It's move-in day at the White House in Washington D.C. and the Biden family is settling into their new 221-year-old home.
Preparations for the move began bright and early Wednesday morning at 3 a.m. when White House staffers began a routine walkthrough of the property, completely unprepared for what they found.
To their complete and utter surprise, all 132 rooms of the White House contained crudely-cut glory holes barely large enough for an earthworm. Of the 35 bathrooms, only three weren't covered in feces.
A horror scene in the music room revealed pentagram-covered walls and a collection of woodwind instruments that had clearly been violated. After an exhaustive investigation, staffers conclude there probably isn't much in the house Trump hasn't stuck up his ass.
While Joe Biden is inaugurated as our 46th President, White House staffers team with Baltimore-based biohazard company "Feces Fighters" and government contractor "Taren Walls" to transform the shithole into a livable property.

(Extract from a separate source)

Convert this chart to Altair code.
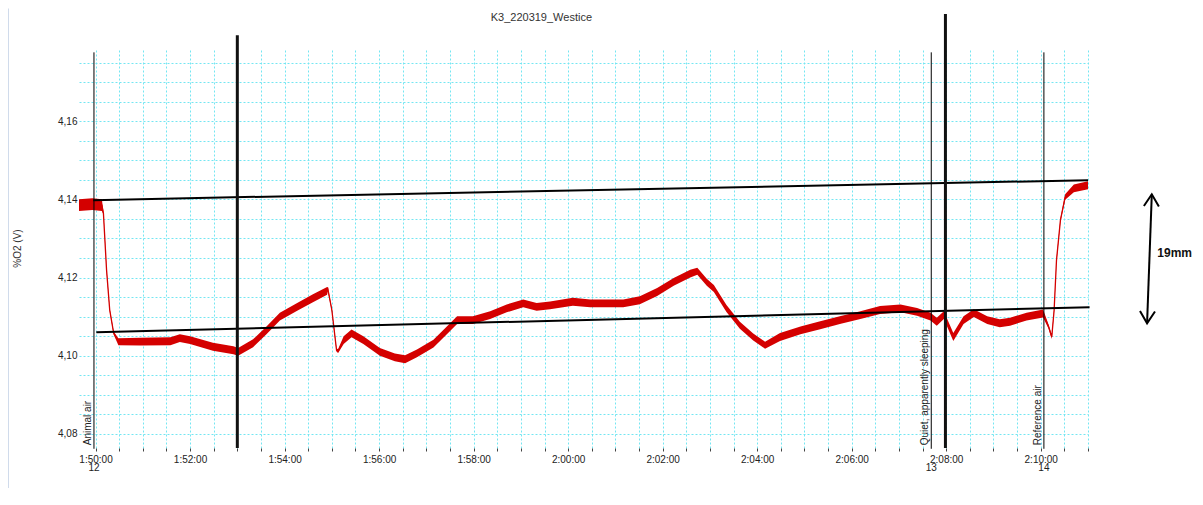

In five short hours, the White House is transformed from a cesspool of questionable human existence into immaculate living quarters fit for a President, although certain odors still sting the nostrils.
"If I had to take a guess, I'd say the previous tenant probably had no sense of smell," said Biden. "We're definitely going to need more Lemon Pledge."
In celebration of his victory, President Biden and First Lady Jill plan to enjoy the White House Bowling Alley tonight, so long as Trump hasn't fucked that too.